WHAT IS EXPECTED: Write out every entry, unchanged. Skip any picture.

EXTRACTED MATERIAL:
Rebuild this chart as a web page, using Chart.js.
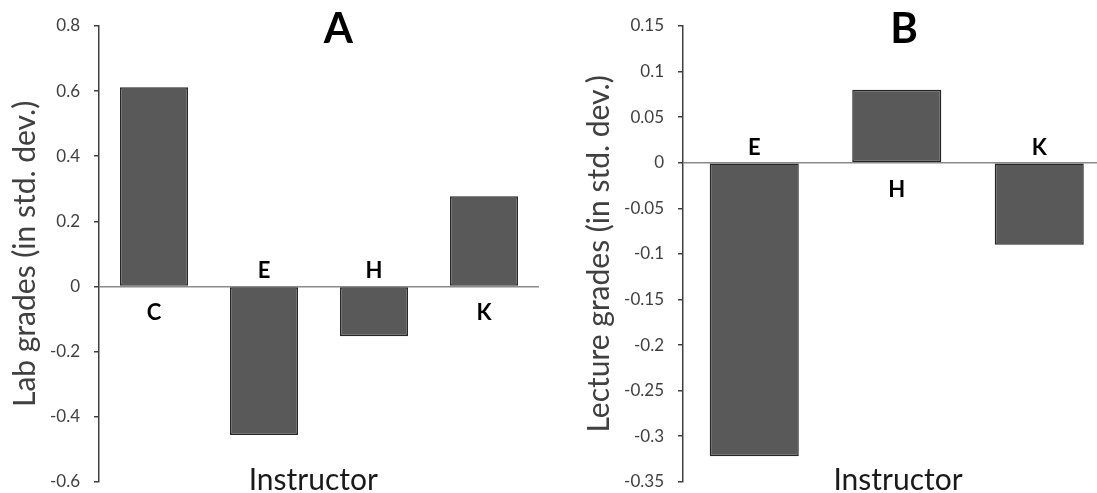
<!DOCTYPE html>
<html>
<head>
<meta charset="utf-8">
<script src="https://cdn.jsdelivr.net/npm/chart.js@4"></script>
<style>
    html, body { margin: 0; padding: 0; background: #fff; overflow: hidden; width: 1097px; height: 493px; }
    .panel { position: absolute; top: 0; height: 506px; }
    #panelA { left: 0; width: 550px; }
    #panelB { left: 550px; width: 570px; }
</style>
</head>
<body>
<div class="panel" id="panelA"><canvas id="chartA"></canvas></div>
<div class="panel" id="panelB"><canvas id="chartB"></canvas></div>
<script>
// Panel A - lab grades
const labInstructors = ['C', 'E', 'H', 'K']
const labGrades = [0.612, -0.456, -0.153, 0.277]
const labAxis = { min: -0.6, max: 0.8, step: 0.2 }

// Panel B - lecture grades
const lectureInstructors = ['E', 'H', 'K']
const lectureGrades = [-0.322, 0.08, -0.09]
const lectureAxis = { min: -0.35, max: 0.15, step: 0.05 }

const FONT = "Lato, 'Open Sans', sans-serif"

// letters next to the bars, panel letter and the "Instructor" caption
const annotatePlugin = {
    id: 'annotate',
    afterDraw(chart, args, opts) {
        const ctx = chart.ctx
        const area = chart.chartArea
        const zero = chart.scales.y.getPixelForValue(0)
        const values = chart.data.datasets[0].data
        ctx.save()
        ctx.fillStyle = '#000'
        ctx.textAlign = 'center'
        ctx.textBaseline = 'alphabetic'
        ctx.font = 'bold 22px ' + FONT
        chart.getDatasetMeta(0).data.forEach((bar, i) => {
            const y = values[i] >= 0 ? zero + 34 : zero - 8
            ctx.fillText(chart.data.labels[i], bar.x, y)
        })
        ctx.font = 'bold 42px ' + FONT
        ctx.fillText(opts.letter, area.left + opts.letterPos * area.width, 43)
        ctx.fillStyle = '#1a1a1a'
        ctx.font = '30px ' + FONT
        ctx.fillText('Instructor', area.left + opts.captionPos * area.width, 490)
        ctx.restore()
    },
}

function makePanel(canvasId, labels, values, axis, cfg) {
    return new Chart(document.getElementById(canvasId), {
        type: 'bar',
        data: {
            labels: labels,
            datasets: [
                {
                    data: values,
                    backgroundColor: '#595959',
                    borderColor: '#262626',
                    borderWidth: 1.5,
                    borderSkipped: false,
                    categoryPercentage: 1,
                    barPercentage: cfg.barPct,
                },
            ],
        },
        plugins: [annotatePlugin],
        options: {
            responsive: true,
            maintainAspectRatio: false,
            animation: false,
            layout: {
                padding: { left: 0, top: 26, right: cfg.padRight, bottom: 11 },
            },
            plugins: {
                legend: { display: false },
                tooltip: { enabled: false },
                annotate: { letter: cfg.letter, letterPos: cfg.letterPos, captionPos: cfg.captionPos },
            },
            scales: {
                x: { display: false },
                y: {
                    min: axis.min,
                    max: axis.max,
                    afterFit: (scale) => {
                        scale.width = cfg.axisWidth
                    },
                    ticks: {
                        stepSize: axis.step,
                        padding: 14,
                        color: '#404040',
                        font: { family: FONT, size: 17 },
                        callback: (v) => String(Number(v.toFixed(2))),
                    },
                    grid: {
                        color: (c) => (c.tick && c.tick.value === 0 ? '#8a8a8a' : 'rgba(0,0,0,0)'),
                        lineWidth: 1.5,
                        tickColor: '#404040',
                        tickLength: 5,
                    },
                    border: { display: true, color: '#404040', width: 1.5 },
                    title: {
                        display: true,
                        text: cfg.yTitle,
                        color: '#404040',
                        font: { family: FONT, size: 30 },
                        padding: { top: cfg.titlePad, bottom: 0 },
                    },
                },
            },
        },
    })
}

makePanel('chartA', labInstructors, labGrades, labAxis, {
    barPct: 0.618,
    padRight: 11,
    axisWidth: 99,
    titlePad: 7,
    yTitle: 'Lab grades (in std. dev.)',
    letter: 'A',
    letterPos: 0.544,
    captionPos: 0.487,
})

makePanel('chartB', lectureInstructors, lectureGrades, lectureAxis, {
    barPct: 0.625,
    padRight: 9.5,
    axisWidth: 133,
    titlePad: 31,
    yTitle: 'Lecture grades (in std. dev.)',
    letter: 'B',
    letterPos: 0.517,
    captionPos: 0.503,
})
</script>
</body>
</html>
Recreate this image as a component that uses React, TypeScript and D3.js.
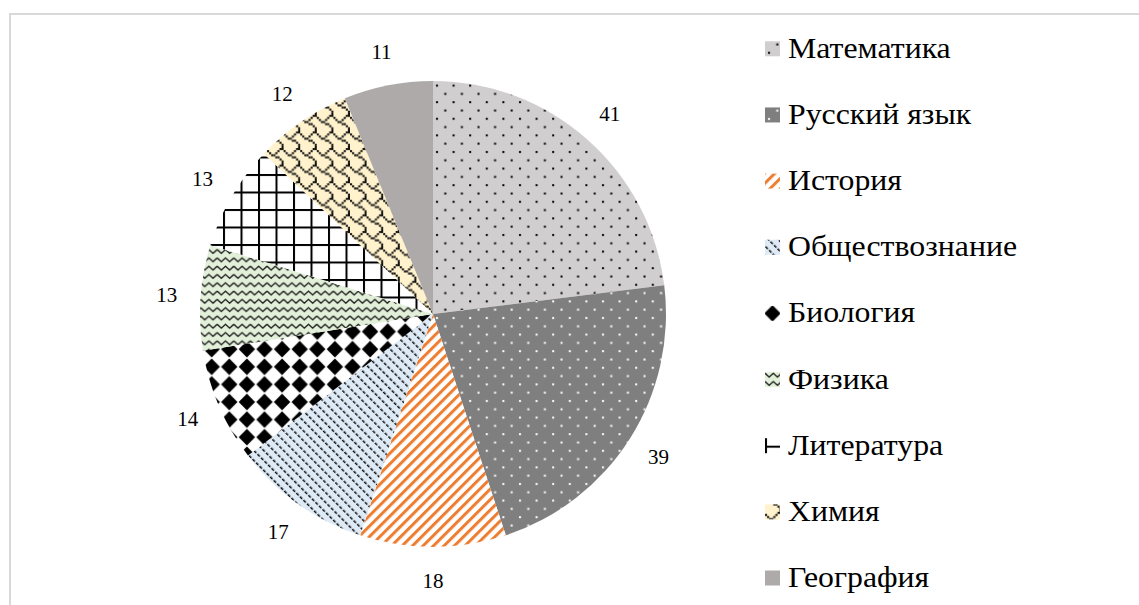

RESPONSE TO THE EXERCISE:
Rebuild this chart as a web page, using Chart.js.
<!DOCTYPE html>
<html>
<head>
<meta charset="utf-8">
<script src="https://cdn.jsdelivr.net/npm/chart.js@4"></script>
<style>
    html, body { margin: 0; padding: 0; background: #fff; overflow: hidden; width: 1097px; height: 493px; }
    .panel { position: absolute; top: 0; height: 506px; }
    #panelA { left: 0; width: 550px; }
    #panelB { left: 550px; width: 570px; }
</style>
</head>
<body>
<div class="panel" id="panelA"><canvas id="chartA"></canvas></div>
<div class="panel" id="panelB"><canvas id="chartB"></canvas></div>
<script>
// Panel A - lab grades
const labInstructors = ['C', 'E', 'H', 'K']
const labGrades = [0.612, -0.456, -0.153, 0.277]
const labAxis = { min: -0.6, max: 0.8, step: 0.2 }

// Panel B - lecture grades
const lectureInstructors = ['E', 'H', 'K']
const lectureGrades = [-0.322, 0.08, -0.09]
const lectureAxis = { min: -0.35, max: 0.15, step: 0.05 }

const FONT = "Lato, 'Open Sans', sans-serif"

// letters next to the bars, panel letter and the "Instructor" caption
const annotatePlugin = {
    id: 'annotate',
    afterDraw(chart, args, opts) {
        const ctx = chart.ctx
        const area = chart.chartArea
        const zero = chart.scales.y.getPixelForValue(0)
        const values = chart.data.datasets[0].data
        ctx.save()
        ctx.fillStyle = '#000'
        ctx.textAlign = 'center'
        ctx.textBaseline = 'alphabetic'
        ctx.font = 'bold 22px ' + FONT
        chart.getDatasetMeta(0).data.forEach((bar, i) => {
            const y = values[i] >= 0 ? zero + 34 : zero - 8
            ctx.fillText(chart.data.labels[i], bar.x, y)
        })
        ctx.font = 'bold 42px ' + FONT
        ctx.fillText(opts.letter, area.left + opts.letterPos * area.width, 43)
        ctx.fillStyle = '#1a1a1a'
        ctx.font = '30px ' + FONT
        ctx.fillText('Instructor', area.left + opts.captionPos * area.width, 490)
        ctx.restore()
    },
}

function makePanel(canvasId, labels, values, axis, cfg) {
    return new Chart(document.getElementById(canvasId), {
        type: 'bar',
        data: {
            labels: labels,
            datasets: [
                {
                    data: values,
                    backgroundColor: '#595959',
                    borderColor: '#262626',
                    borderWidth: 1.5,
                    borderSkipped: false,
                    categoryPercentage: 1,
                    barPercentage: cfg.barPct,
                },
            ],
        },
        plugins: [annotatePlugin],
        options: {
            responsive: true,
            maintainAspectRatio: false,
            animation: false,
            layout: {
                padding: { left: 0, top: 26, right: cfg.padRight, bottom: 11 },
            },
            plugins: {
                legend: { display: false },
                tooltip: { enabled: false },
                annotate: { letter: cfg.letter, letterPos: cfg.letterPos, captionPos: cfg.captionPos },
            },
            scales: {
                x: { display: false },
                y: {
                    min: axis.min,
                    max: axis.max,
                    afterFit: (scale) => {
                        scale.width = cfg.axisWidth
                    },
                    ticks: {
                        stepSize: axis.step,
                        padding: 14,
                        color: '#404040',
                        font: { family: FONT, size: 17 },
                        callback: (v) => String(Number(v.toFixed(2))),
                    },
                    grid: {
                        color: (c) => (c.tick && c.tick.value === 0 ? '#8a8a8a' : 'rgba(0,0,0,0)'),
                        lineWidth: 1.5,
                        tickColor: '#404040',
                        tickLength: 5,
                    },
                    border: { display: true, color: '#404040', width: 1.5 },
                    title: {
                        display: true,
                        text: cfg.yTitle,
                        color: '#404040',
                        font: { family: FONT, size: 30 },
                        padding: { top: cfg.titlePad, bottom: 0 },
                    },
                },
            },
        },
    })
}

makePanel('chartA', labInstructors, labGrades, labAxis, {
    barPct: 0.618,
    padRight: 11,
    axisWidth: 99,
    titlePad: 7,
    yTitle: 'Lab grades (in std. dev.)',
    letter: 'A',
    letterPos: 0.544,
    captionPos: 0.487,
})

makePanel('chartB', lectureInstructors, lectureGrades, lectureAxis, {
    barPct: 0.625,
    padRight: 9.5,
    axisWidth: 133,
    titlePad: 31,
    yTitle: 'Lecture grades (in std. dev.)',
    letter: 'B',
    letterPos: 0.517,
    captionPos: 0.503,
})
</script>
</body>
</html>
Recreate this image as a component that uses React, TypeScript and D3.js.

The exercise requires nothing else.